Como isto é uma história com formigas e cigarras, tem de haver moral de fábula, e não é nada má. Quando falamos de cultura popular, no seu sentido mais actual, global e ocidentalizado, desconfio do nosso espólio nostálgico; nós, portugueses, não somos só os únicos a exprimir saudade, também somos os piores. Normalmente temos saudades de coisas menos más situadas em tempos péssimos, e desejamos pactos com diabos do passado para escapar a comichões do presente. O Fado, nosso melhor património, descreve a inevitabilidade do fado, nosso mais insuportável defeito. Mas há mais música. Há mais canções. Há gente que entesoura gloriosas cantigas do passado sem desejar os contextos de mordaça. Há gente festivaleira que admira as ruínas de antanho, porque são alicerces para uma grandeza que pode voltar. Há gente a desejar recuperar relevância cultural e institucional nas formas de expressão mais populares. Nunca imaginei pacificar-me assim com o sebastianismo, ainda menos neste cujo nevoeiro congrega António Calvário, Nucha e Lúcia Moniz.

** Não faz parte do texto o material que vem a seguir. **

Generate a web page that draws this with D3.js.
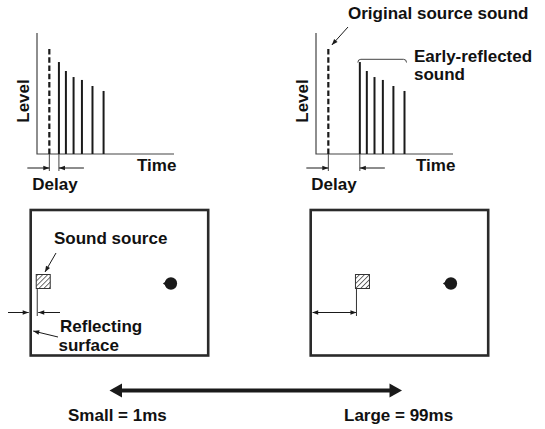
<!DOCTYPE html>
<html>
<head>
<meta charset="utf-8">
<script src="https://cdn.jsdelivr.net/npm/d3@7"></script>
<style>
  body { margin: 0; background: #fff; }
  text { font-family: "Liberation Sans", Arial, sans-serif; font-weight: bold; font-size: 17px; fill: #111; }
</style>
</head>
<body>
<div id="viz"></div>
<script>
// time offsets of the reflections after the first one (time units, 0-100 axis)
var reflectOffsets = [0, 5.1, 10.7, 16.8, 24.5, 32.6]
// level of each reflection (0-100 axis)
var reflectLevels = [76, 68.6, 63.6, 61.2, 56.2, 52.1]
var directTime = 9
var directLevel = 88.4
// delay before first reflection, small vs large room
var delays = [7, 23]
// source distance from reflecting wall (room units 0-100)
var sourceDist = [3.4, 25.5]
var rangeLabels = ["Small = 1ms", "Large = 99ms"]

var width = 545, height = 429
var svg = d3.select("#viz").append("svg")
  .attr("width", width).attr("height", height)

var ink = "#1a1a1a"

// hatch pattern for the source box
svg.append("defs").append("pattern")
  .attr("id", "hatch").attr("patternUnits", "userSpaceOnUse")
  .attr("width", 3.5).attr("height", 3.5)
  .attr("patternTransform", "rotate(45)")
  .append("line")
  .attr("x1", 0).attr("y1", 0).attr("x2", 0).attr("y2", 3.5)
  .attr("stroke", "#333").attr("stroke-width", 1.4)

// small arrow head at (x,y) pointing along angle
function head(g, x, y, ang, len, hw) {
  len = len || 6; hw = hw || 2.3
  var c = Math.cos(ang), s = Math.sin(ang)
  var bx = x - c * len, by = y - s * len
  g.append("path")
    .attr("d", "M" + x + "," + y + "L" + (bx - s * hw) + "," + (by + c * hw) +
      "L" + (bx + s * hw) + "," + (by - c * hw) + "Z")
    .attr("fill", ink)
}

function arrow(g, x1, y1, x2, y2) {
  g.append("line").attr("x1", x1).attr("y1", y1).attr("x2", x2).attr("y2", y2)
    .attr("stroke", ink).attr("stroke-width", 1)
  head(g, x2, y2, Math.atan2(y2 - y1, x2 - x1))
}

function label(g, x, y, t) {
  return g.append("text").attr("x", x).attr("y", y).text(t)
}

// --- impulse response plots ---
var plotLeft = [37, 316]
plotLeft.forEach(function (x0, i) {
  var g = svg.append("g")
  var x = d3.scaleLinear().domain([0, 100]).range([x0, x0 + 137])
  var y = d3.scaleLinear().domain([0, 100]).range([154, 33])

  g.append("path")
    .attr("d", "M" + x(0) + "," + y(100) + "V" + y(0) + "H" + x(100))
    .attr("fill", "none").attr("stroke", "#444").attr("stroke-width", 1.2)

  g.append("line")
    .attr("x1", x(directTime)).attr("x2", x(directTime))
    .attr("y1", y(0)).attr("y2", y(directLevel))
    .attr("stroke", ink).attr("stroke-width", 2.2)
    .attr("stroke-dasharray", "5.5,2.8")

  var first = directTime + delays[i]
  g.selectAll(".bar").data(reflectOffsets).enter().append("line")
    .attr("class", "bar")
    .attr("x1", function (d) { return x(first + d) })
    .attr("x2", function (d) { return x(first + d) })
    .attr("y1", y(0))
    .attr("y2", function (d, j) { return y(reflectLevels[j]) })
    .attr("stroke", ink).attr("stroke-width", 2)

  // delay marker
  var xa = x(directTime), xb = x(first)
  ;[xa, xb].forEach(function (xx) {
    g.append("line").attr("x1", xx).attr("x2", xx).attr("y1", 154).attr("y2", 171)
      .attr("stroke", "#444").attr("stroke-width", 1)
  })
  arrow(g, xa - 22, 168, xa, 168)
  arrow(g, xb + 25, 168, xb, 168)

  label(g, 0, 0, "Level")
    .attr("transform", "translate(" + (x0 - 8.5) + ",101) rotate(-90)")
    .attr("text-anchor", "middle")
  label(g, x0 + 100, 171, "Time")
  label(g, xa - 17, 189.5, "Delay")

  if (i == 1) {
    var bx1 = x(first) - 2, bx2 = x(first + reflectOffsets[5]) + 2
    g.append("path")
      .attr("d", "M" + bx1 + ",62.5Q" + bx1 + ",59.3 " + (bx1 + 3) + ",59.3H" + (bx2 - 3) +
        "Q" + bx2 + ",59.3 " + bx2 + ",62.5")
      .attr("fill", "none").attr("stroke", "#444").attr("stroke-width", 1)
    label(g, 414, 62, "Early-reflected")
    label(g, 414, 79.5, "sound")
    label(g, 348, 18.5, "Original source sound")
    arrow(g, 348, 27, x(directTime) + 3.5, 45)
  }
})

// --- rooms ---
var roomLeft = [30.7, 310.7]
roomLeft.forEach(function (x0, i) {
  var g = svg.append("g")
  var rx = d3.scaleLinear().domain([0, 100]).range([x0, x0 + 177.5])
  g.append("rect")
    .attr("x", rx(0)).attr("y", 210)
    .attr("width", rx(100) - rx(0)).attr("height", 145.5)
    .attr("fill", "none").attr("stroke", "#2a2a2a").attr("stroke-width", 2.6)

  var sx = rx(sourceDist[i])
  g.append("rect")
    .attr("x", sx - 0.5).attr("y", 274.5).attr("width", 14).attr("height", 14)
    .attr("fill", "url(#hatch)").attr("stroke", "#333").attr("stroke-width", 1)
  g.append("line").attr("x1", sx + 0.5).attr("x2", sx + 0.5).attr("y1", 289).attr("y2", 316)
    .attr("stroke", "#333").attr("stroke-width", 1)

  // listener
  var lx = rx(79)
  g.append("circle").attr("cx", lx).attr("cy", 283.5).attr("r", 6.2).attr("fill", ink)
  g.append("path")
    .attr("d", "M" + (lx - 8) + ",283.5L" + (lx - 4) + ",280.5L" + (lx - 4) + ",286.5Z")
    .attr("fill", ink)

  if (i == 0) {
    arrow(g, 8, 312.5, rx(0) - 2, 312.5)
    arrow(g, 60, 312.5, sx + 1.5, 312.5)
    label(g, 54, 244, "Sound source")
    arrow(g, 56, 253, 45, 272)
    label(g, 60, 332, "Reflecting")
    label(g, 58.5, 350.5, "surface")
    arrow(g, 58, 337, rx(0) + 2.5, 331)
  } else {
    var m = g.append("g")
    m.append("line").attr("x1", rx(0) + 2).attr("x2", sx).attr("y1", 312.5).attr("y2", 312.5)
      .attr("stroke", ink).attr("stroke-width", 1)
    head(m, rx(0) + 1.5, 312.5, Math.PI)
    head(m, sx + 0.5, 312.5, 0)
  }
})

// --- range arrow ---
var rg = svg.append("g")
var ax = d3.scalePoint().domain(rangeLabels).range([109.5, 402])
rg.append("line")
  .attr("x1", ax(rangeLabels[0]) + 8).attr("x2", ax(rangeLabels[1]) - 8)
  .attr("y1", 390.5).attr("y2", 390.5)
  .attr("stroke", ink).attr("stroke-width", 4)
head(rg, ax(rangeLabels[0]), 390.5, Math.PI, 12.5, 7)
head(rg, ax(rangeLabels[1]), 390.5, 0, 12.5, 7)
label(rg, 68, 421, rangeLabels[0])
label(rg, 344, 421, rangeLabels[1])
</script>
</body>
</html>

SÍTIOS CERTOS, LUGARES CERTOS E O RESTO

Não pude escrever na semana passada, exactamente quando me caberia a necessária homenagem a Mário Soares. Por todas as exactas razões que me levaram a aqui contestar o voto de pesar por Fidel (supressor de liberdades com mãos manchadas de sangue), Soares merecia o contraponto de louvores. Findo o tempo de elegias, que se mantenha viva a história dos que fizeram a diferença. É isso que o Vasco Pulido Valente está a fazer no Observador.

Quando a nostalgia e a basófia se juntam acabo a dizer que, através da animação que a RTP transmitia nos anos 80, a minha infância foi mais bonita que a tua.